The RBI on Tuesday raised key interest rates for the ninth time since March 2010 by a larger-than-expected 50 basis points as it battles persistently high inflation. The repo rate, the short-term lending rate, up 50 basis points at 7.25%, while the reverse repo rate, the short-term borrowing rate, up 50 basis points at 6.25%. Cash reserve ratio, the level of deposits that commercial banks must keep with the central bank, unchanged at 6%.
A number of sectors are likely to see an after effect of RBI's move. Reacting to the hike, Arvind Parakh, direcotr-finance of JSL Stainless says, "It's the first time that RBI is seen to be decisive, ahead of the curve and determined to control inflation. The rate hike will not have a major impact on growth. Most big companies which have offshore loans will be marginally impacted by the rate hike, but interest cost for those dependent on only domestic loans will go up."

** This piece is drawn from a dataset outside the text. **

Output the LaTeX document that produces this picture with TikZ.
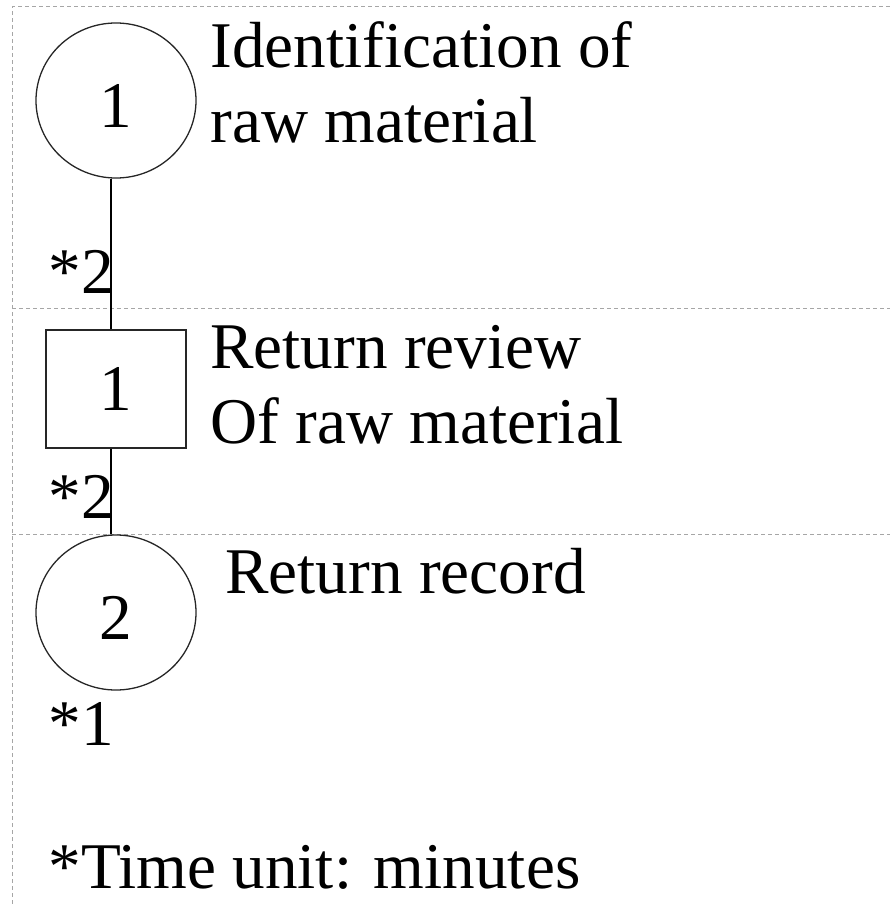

TV Sandeep Reddy, managing director of Gayatri Projects says that the immediate impact will be that cost of BOT (build-operate-transfer) projects will go up, as they are tied up to interest rates. "We don't know by what percent interest rates would go up, as it depends on hikes in rates by banks. We will have wait and watch," he says.
Vardhan Dharkar, CFO of KEC international says that this decision of RBI will raise project costs and interest costs for the companies in the capital goods sector. He also says, "as a result of this, there may be slowing down in the capital expenditure by the industry, and will hurt the overall profitability and growth."

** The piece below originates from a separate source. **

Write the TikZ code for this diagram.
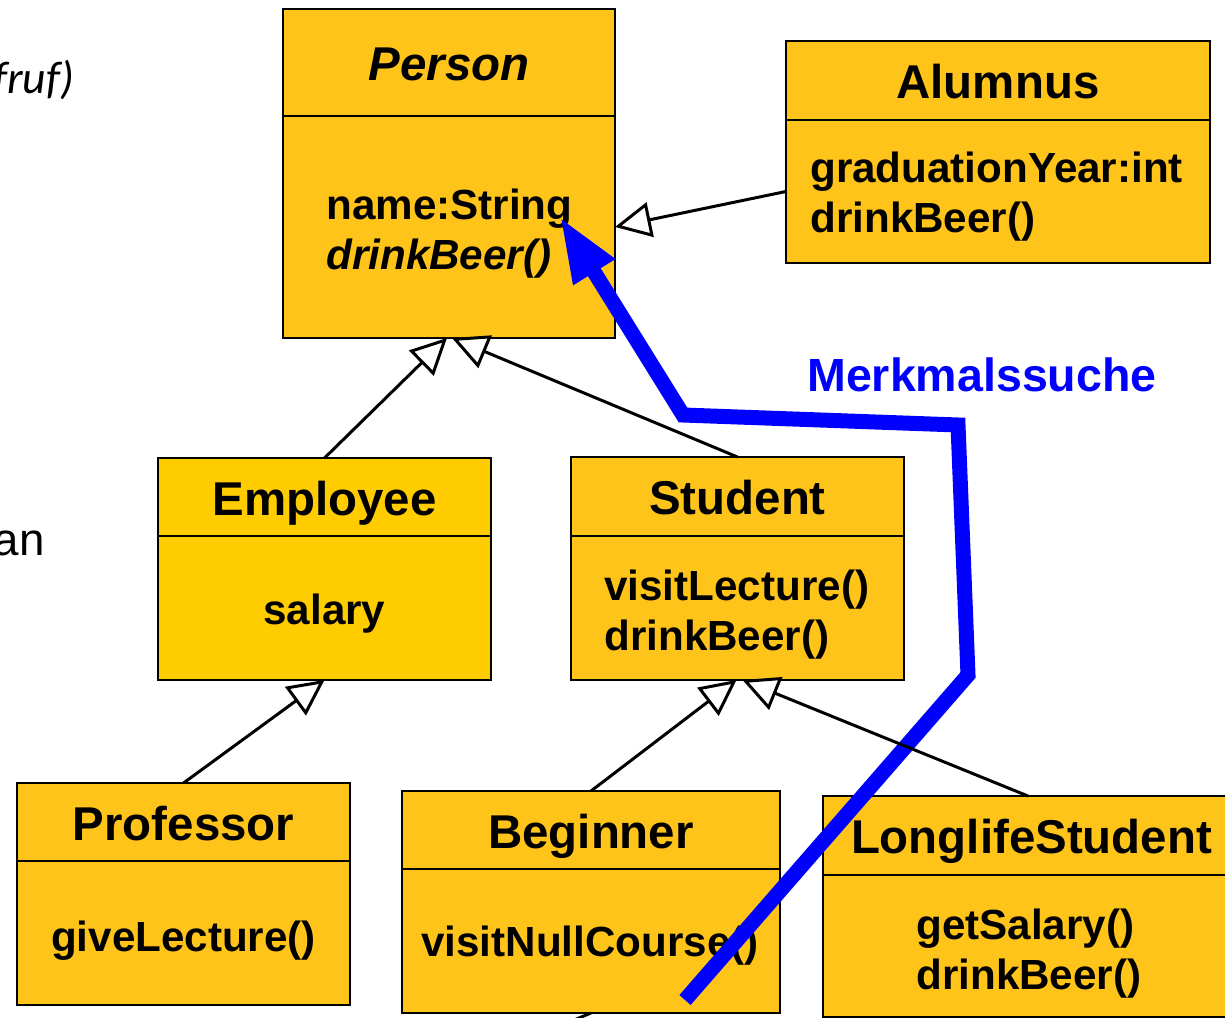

The CFO of Alok Industries, Sunil Khandelwal says, "Interest cost will rise and it is not encouraging for new capex. However, cost of borrowing for textile is a little lower because of the subsidies that we get. So I hope the impact is not much," he says. The company will try to save costs so that increase in interest rate does not affect the bottomline.
Exide Industies director, Paban K Kataky says, "These measures are going to affect the auto industry as there will be pressure on lending rates. Demand is likely to slow down and the rate of growth that we have seen may not be there." He also says it is difficult to say right now what the RBI will do next".
Rajesh Jain the CMD of Emco says the action is meant to control the inflation. "Our cost of borrowing will go up and in turn cost of production will also rise. Being in the infrastructure sector, we don't see an impact in one or two quarters but over a couple of years," he says.
Bharat Mody, CFO of Ackruti City, in lines with others from the real estate sector says the hike is steep. "Everyone was expecting 25 basis point hike. The 50 bps hike will result in an increase in loan rates to builders, and we will have to wait and watch on whether the banks decide to pass it on or banks decide to absorb the hike," he says.
HM Bharuka the managing director of Kansai Nerolac fears that the increase is going to hurt the industry. "It is hurting the housing and auto sector and it is already having an impact on the paints sector. The problem the government is trying to tackle is inflation but raising rates is not the solution," he believes.
HD Khunteta, CMD of Rural Electrification Corp says the expectation was around 25 basis points. However, he says, "the government is determined to contain inflation... as far as REC is concerned, cost of borrowing will increase. If the banks increase interest rates, we will also increase the interest rate on the lending side we will go for more external commercial borrowing, we are raising over USD 1 billion in current year."
Santosh Singh, the CFO of Amtek Auto feels any rate hike will go towards strengthening the interest rates for banks, which will have a negative impact on demand in the long run. "However, I do not think the auto demand will get ffected immediately. It is more of a cumulative impact, if the RBI raises rates once or twice again then there will be some pressure on demand," he feels.
DS Kulkarni the CMD of DS Kulkarni Developers says the real-estate industry has developed a habit of receiving some shock every day and this one was expected. "The rate hike would obviously have certain impact on the sector. As it is, nationalised banks are not supporting the construction industry but housing loan segment would see a major impact," he says.